There are variations of these baselines, like using a median or adjusting to a particular domain (like using seasonal means). But in general, that's it. Simple.

Implementation-wise sklearn provides DummyClassifier and DummyRegressor. Fit them on the training data, score them on the held-out data, report them.

Tip: Always include the baseline score when reporting model results.

A relative performance difference as in "Our model achieves 88% accuracy, compared to 85% from the majority-class baseline" tells you what the model actually learned.

What a Baseline Reveals

A model that barely beats the dummy baseline is usually not a candidate for hyperparameter tuning. It rather calls for investigation. Potential causes for a weak model relative to the baseline are:

The features do not carry signal about the target. More features or better data may be needed.
Data quality problems. The target or features may be measured inconsistently or contain systematic errors. Noisy labels give a hard limit to what patterns a model can learn, regardless of complexity.
Issues with problem definition. The prediction task may need to be adjusted. Perhaps the target variable is not well-defined for what the system actually needs to do.

Checking the baseline is therefore a cheap diagnostic step at the beginning of the modeling process. It also aligns with 🖝 Start Simple.

Setting the Good-Enough Bar

In addition to the "floor" baseline, a model often also needs to achieve a minimum performance to become a candidate for deployment. It needs to be good enough. Here, good enough is a domain and problem-dependent judgment, not a universal threshold:

A fraud detection model that catches 45% of a new type of fraudulent transactions may represent enormous business value, even though it misses the majority.
A medical risk-scoring model that explains only 25% of the variance of the target variable may be insufficient to justify treatment decisions.
A recommendation engine that improves click-through rate by 3% above the popularity baseline may generate significant revenue at scale.

At best, domain requirements appear as explicit thresholds: "catch at least 80% of fraud cases" or "stay within ±5% of demand." If you are given such requirements, you should translate them into a minimum acceptable value on a specific metric. For example, a minimum recall value of 0.8 for the fraud domain requirement.

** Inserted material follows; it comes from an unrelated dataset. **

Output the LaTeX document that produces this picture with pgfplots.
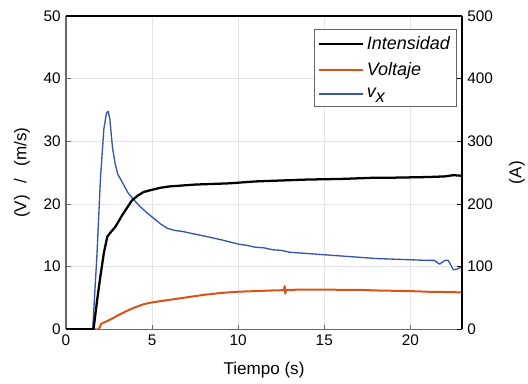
\documentclass[border=0pt]{standalone}
\usepackage{fontspec}
\setmainfont{Liberation Sans}
\usepackage{pgfplots}
\pgfplotsset{compat=1.18}
\usetikzlibrary{calc}
\definecolor{mblue}{RGB}{55,85,170}
\definecolor{morange}{RGB}{217,83,25}
\definecolor{mgray}{RGB}{105,105,105}
\definecolor{mgrid}{RGB}{228,228,228}

\pgfplotstableread{
x y
0 0
1.55 0
1.8 12
2.0 24
2.2 32
2.35 34.5
2.45 34.8
2.55 33.5
2.7 29
2.85 26.5
3.0 24.8
3.3 23.3
3.6 21.8
3.9 20.8
4.3 19.6
4.7 18.6
5.1 17.7
5.5 16.8
5.9 16.1
6.3 15.8
6.8 15.6
7.3 15.3
8 14.9
9 14.3
10 13.6
10.5 13.4
11 13.1
11.5 13.0
12 12.7
12.5 12.6
13 12.3
14 12.1
15 11.9
16 11.7
17 11.5
18 11.3
19 11.2
20 11.1
21 11.0
21.4 11.0
21.7 10.4
22.0 11.0
22.2 11.0
22.5 9.5
22.7 9.6
23 10.0
}\vxdata

\pgfplotstableread{
x y
0 0
1.9 0
2.05 0.9
2.3 1.2
2.6 1.6
3 2.2
3.5 2.9
4 3.5
4.5 4.0
5 4.3
5.5 4.5
6 4.7
7 5.1
8 5.5
9 5.8
10 6.0
11 6.1
12 6.2
12.66 6.25
12.7 6.9
12.74 5.7
12.78 6.3
13 6.3
14 6.35
15 6.35
16 6.3
17 6.3
18 6.2
19 6.15
20 6.1
21 6.0
22 5.95
23 5.9
}\voltdata

\pgfplotstableread{
x y
0 0
1.6 0
1.8 45
2.0 85
2.2 122
2.4 148
2.6 155
2.85 163
3.05 172
3.26 182
3.5 192
3.84 206
4.2 214
4.5 219
4.9 222
5.5 226
6 228
6.5 229
7 230
7.5 231
8.5 232
9.5 233
10 234
11 236
12 237
13 238
14 239
15 239.5
16 240
17 241
18 242
19 242
20 242.5
21 243
22 244
22.5 246
23 245
}\intdata

\begin{document}
\fontsize{11.3}{13}\selectfont
\begin{tikzpicture}
\pgfplotsset{
  common/.style={
    width=297pt, height=235pt, scale only axis,
    xmin=0, xmax=23,
    tick align=inside,
    major tick length=3.5pt,
    /pgf/number format/assume math mode=true,
    tick label style={font=\fontsize{11.5}{13}\selectfont},
    label style={font=\fontsize{12.8}{15}\selectfont},
  }
}
\begin{axis}[common,
  ymin=0, ymax=50,
  ytick={0,10,...,50},
  xtick={0,5,...,20},
  axis x line*=bottom, axis y line*=left,
  axis line style={mgray, line width=0.8pt},
  every tick/.style={mgray, line width=0.6pt},
  grid=major, grid style={mgrid, line width=0.5pt},
  xlabel={Tiempo (s)},
  ylabel={(V)\hspace{0.7em}/\hspace{0.7em}(m/s)},
  xlabel style={at={(axis description cs:0.5,-0.131)}, anchor=center},
  ylabel style={at={(axis description cs:-0.111,0.5)}, anchor=center},
]
\addplot[morange, line width=1.5pt, line join=round] table[x=x,y=y] {\voltdata};
\addplot[mblue, line width=1.0pt, line join=round] table[x=x,y=y] {\vxdata};
\coordinate (bl) at (rel axis cs:0,0);
\coordinate (tr) at (rel axis cs:1,1);
\end{axis}
\begin{axis}[common,
  ymin=0, ymax=500,
  ytick={0,100,...,500},
  xtick=\empty,
  axis x line*=top, axis y line*=right,
  axis line style={black, line width=0.8pt},
  every tick/.style={black, line width=0.6pt},
  ylabel={(A)},
  ylabel style={at={(axis description cs:1.139,0.5)}, anchor=center},
  legend cell align=left,
  legend style={at={(0.987,0.958)}, anchor=north east, draw=black!60,
    font=\fontsize{13.5}{15}\selectfont\itshape, row sep=4pt,
    inner xsep=3pt, inner ysep=3pt},
  legend image code/.code={\path (0pt,0pt) -- (33pt,0pt);\draw[#1] (0pt,0pt) -- (28pt,0pt);},
]
\addplot[black, line width=1.7pt, line join=round] table[x=x,y=y] {\intdata};
\addlegendentry{Intensidad}
\addlegendimage{morange, line width=1.5pt}
\addlegendentry{Voltaje}
\addlegendimage{mblue, line width=1.0pt}
\addlegendentry{v\raisebox{-0.55ex}{x}}
\end{axis}
\pgfresetboundingbox
\path ($(bl)+(-49.5pt,-40.5pt)$) rectangle ($(tr)+(49.5pt,12pt)$);
\end{tikzpicture}
\end{document}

Practical note: In many cases, domain requirements might not yet be explicit. In these cases, they must be negotiated with stakeholders as part of business understanding. When would a model be good enough to do real work?

Domain requirements inform which metrics to use. Metrics must be chosen before training, not after: If the domain requirement is recall-based, optimizing for accuracy may yield a model that clears the baseline but fails the requirement.

Taken together, the baseline floor and the good-enough bar anchor modeling decisions: One establishes that the model has learned something. The other defines what the application actually needs, which we'll explore further in the next nugget 🖝 Choosing and Aligning Metrics.

TODO: link business nugget (Part IX).

Summary

The dummy baseline predicts the majority class (classification) or the training mean (regression). It is a development gate: any learned model must beat it before investing further effort.
A model that barely beats the baseline signals a problem with the data, the features, or the problem definition. It does not signal a need for a more complex model.
"Good enough" is defined by domain requirements like a minimum recall or a maximum error rate. These requirements must be translated into data-science metrics and corresponding threshold before training begins.

As always: Happy learning, happy life! 🫶